Once the pictures are set aside, transcribe the remaining data exactly.
*****
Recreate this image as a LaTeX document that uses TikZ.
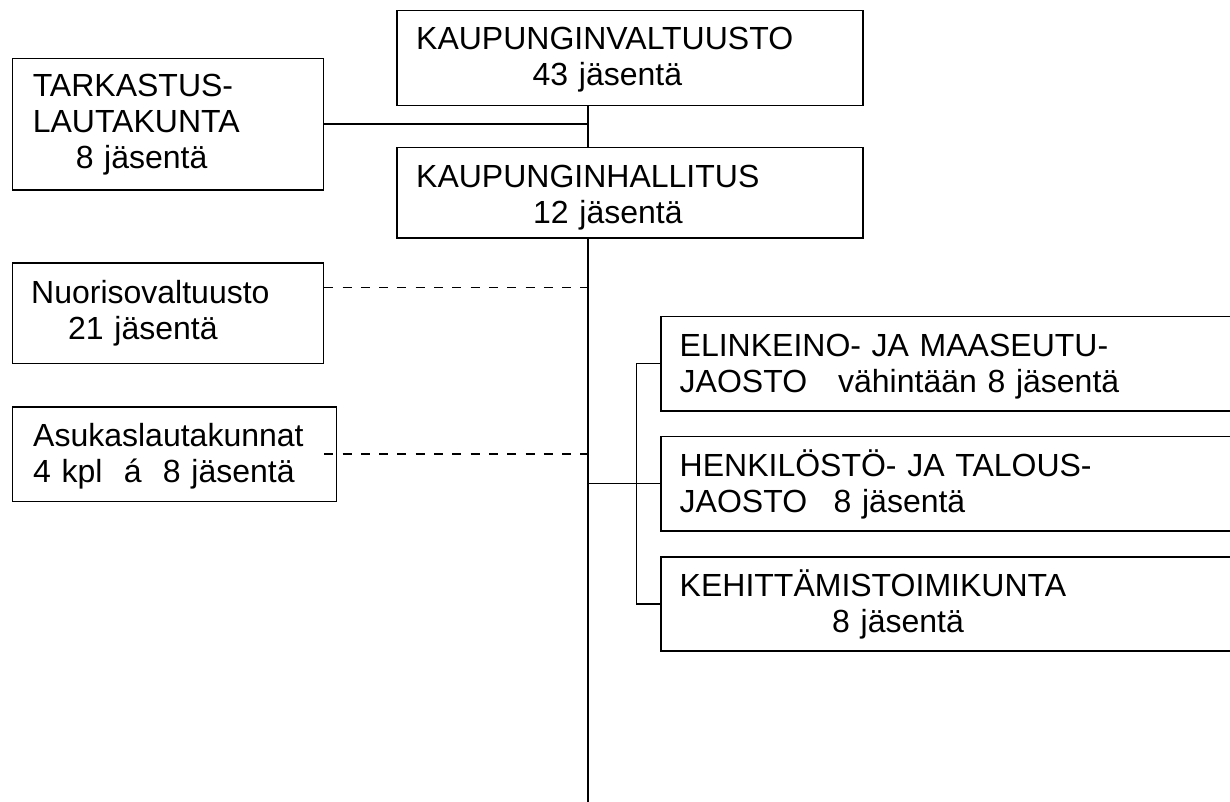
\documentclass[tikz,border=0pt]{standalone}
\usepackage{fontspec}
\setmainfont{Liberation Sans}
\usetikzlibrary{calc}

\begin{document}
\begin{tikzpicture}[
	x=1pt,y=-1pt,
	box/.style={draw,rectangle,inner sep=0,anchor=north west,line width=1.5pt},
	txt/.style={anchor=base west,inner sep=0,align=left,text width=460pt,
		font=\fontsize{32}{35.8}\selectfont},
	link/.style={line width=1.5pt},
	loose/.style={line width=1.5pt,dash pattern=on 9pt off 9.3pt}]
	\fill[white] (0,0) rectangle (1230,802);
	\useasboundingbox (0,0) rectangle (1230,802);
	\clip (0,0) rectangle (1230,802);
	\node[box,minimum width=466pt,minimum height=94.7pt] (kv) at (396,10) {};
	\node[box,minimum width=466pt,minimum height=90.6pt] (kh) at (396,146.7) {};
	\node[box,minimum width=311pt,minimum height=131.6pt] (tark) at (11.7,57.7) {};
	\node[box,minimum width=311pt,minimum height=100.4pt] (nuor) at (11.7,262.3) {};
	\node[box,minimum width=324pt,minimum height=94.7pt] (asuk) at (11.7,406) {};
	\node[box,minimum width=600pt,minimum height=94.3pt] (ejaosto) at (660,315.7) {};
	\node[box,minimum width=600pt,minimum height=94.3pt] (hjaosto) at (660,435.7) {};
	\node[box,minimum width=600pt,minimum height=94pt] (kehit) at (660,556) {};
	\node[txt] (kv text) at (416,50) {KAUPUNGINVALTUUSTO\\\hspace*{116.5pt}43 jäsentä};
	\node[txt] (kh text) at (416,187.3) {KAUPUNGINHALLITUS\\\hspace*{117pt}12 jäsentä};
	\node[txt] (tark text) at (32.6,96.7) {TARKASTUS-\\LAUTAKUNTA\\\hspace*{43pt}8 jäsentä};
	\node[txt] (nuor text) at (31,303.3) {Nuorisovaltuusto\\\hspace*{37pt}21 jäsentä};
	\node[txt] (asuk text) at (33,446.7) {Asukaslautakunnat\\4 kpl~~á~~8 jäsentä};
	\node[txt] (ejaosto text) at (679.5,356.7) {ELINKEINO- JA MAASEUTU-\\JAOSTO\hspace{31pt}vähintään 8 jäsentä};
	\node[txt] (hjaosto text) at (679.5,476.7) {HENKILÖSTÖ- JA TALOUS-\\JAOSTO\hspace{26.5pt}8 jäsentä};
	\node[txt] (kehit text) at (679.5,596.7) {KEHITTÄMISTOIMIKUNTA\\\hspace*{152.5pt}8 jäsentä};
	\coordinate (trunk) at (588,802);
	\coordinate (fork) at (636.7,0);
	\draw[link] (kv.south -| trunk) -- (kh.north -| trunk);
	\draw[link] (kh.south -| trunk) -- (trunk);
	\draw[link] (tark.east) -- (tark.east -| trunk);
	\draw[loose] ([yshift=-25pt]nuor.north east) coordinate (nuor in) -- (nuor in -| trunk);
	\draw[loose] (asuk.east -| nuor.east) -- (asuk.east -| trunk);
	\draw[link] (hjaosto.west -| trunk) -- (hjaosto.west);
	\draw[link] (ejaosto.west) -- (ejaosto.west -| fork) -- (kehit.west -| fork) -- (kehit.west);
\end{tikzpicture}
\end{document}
*****
> **Finished exercise**:
Recreate this image as a LaTeX document that uses TikZ.
\documentclass[tikz,border=0pt]{standalone}
\usepackage{fontspec}
\setmainfont{Liberation Sans}
\usetikzlibrary{calc}

\begin{document}
\begin{tikzpicture}[
	x=1pt,y=-1pt,
	box/.style={draw,rectangle,inner sep=0,anchor=north west,line width=1.5pt},
	txt/.style={anchor=base west,inner sep=0,align=left,text width=460pt,
		font=\fontsize{32}{35.8}\selectfont},
	link/.style={line width=1.5pt},
	loose/.style={line width=1.5pt,dash pattern=on 9pt off 9.3pt}]
	\fill[white] (0,0) rectangle (1230,802);
	\useasboundingbox (0,0) rectangle (1230,802);
	\clip (0,0) rectangle (1230,802);
	\node[box,minimum width=466pt,minimum height=94.7pt] (kv) at (396,10) {};
	\node[box,minimum width=466pt,minimum height=90.6pt] (kh) at (396,146.7) {};
	\node[box,minimum width=311pt,minimum height=131.6pt] (tark) at (11.7,57.7) {};
	\node[box,minimum width=311pt,minimum height=100.4pt] (nuor) at (11.7,262.3) {};
	\node[box,minimum width=324pt,minimum height=94.7pt] (asuk) at (11.7,406) {};
	\node[box,minimum width=600pt,minimum height=94.3pt] (ejaosto) at (660,315.7) {};
	\node[box,minimum width=600pt,minimum height=94.3pt] (hjaosto) at (660,435.7) {};
	\node[box,minimum width=600pt,minimum height=94pt] (kehit) at (660,556) {};
	\node[txt] (kv text) at (416,50) {KAUPUNGINVALTUUSTO\\\hspace*{116.5pt}43 jäsentä};
	\node[txt] (kh text) at (416,187.3) {KAUPUNGINHALLITUS\\\hspace*{117pt}12 jäsentä};
	\node[txt] (tark text) at (32.6,96.7) {TARKASTUS-\\LAUTAKUNTA\\\hspace*{43pt}8 jäsentä};
	\node[txt] (nuor text) at (31,303.3) {Nuorisovaltuusto\\\hspace*{37pt}21 jäsentä};
	\node[txt] (asuk text) at (33,446.7) {Asukaslautakunnat\\4 kpl~~á~~8 jäsentä};
	\node[txt] (ejaosto text) at (679.5,356.7) {ELINKEINO- JA MAASEUTU-\\JAOSTO\hspace{31pt}vähintään 8 jäsentä};
	\node[txt] (hjaosto text) at (679.5,476.7) {HENKILÖSTÖ- JA TALOUS-\\JAOSTO\hspace{26.5pt}8 jäsentä};
	\node[txt] (kehit text) at (679.5,596.7) {KEHITTÄMISTOIMIKUNTA\\\hspace*{152.5pt}8 jäsentä};
	\coordinate (trunk) at (588,802);
	\coordinate (fork) at (636.7,0);
	\draw[link] (kv.south -| trunk) -- (kh.north -| trunk);
	\draw[link] (kh.south -| trunk) -- (trunk);
	\draw[link] (tark.east) -- (tark.east -| trunk);
	\draw[loose] ([yshift=-25pt]nuor.north east) coordinate (nuor in) -- (nuor in -| trunk);
	\draw[loose] (asuk.east -| nuor.east) -- (asuk.east -| trunk);
	\draw[link] (hjaosto.west -| trunk) -- (hjaosto.west);
	\draw[link] (ejaosto.west) -- (ejaosto.west -| fork) -- (kehit.west -| fork) -- (kehit.west);
\end{tikzpicture}
\end{document}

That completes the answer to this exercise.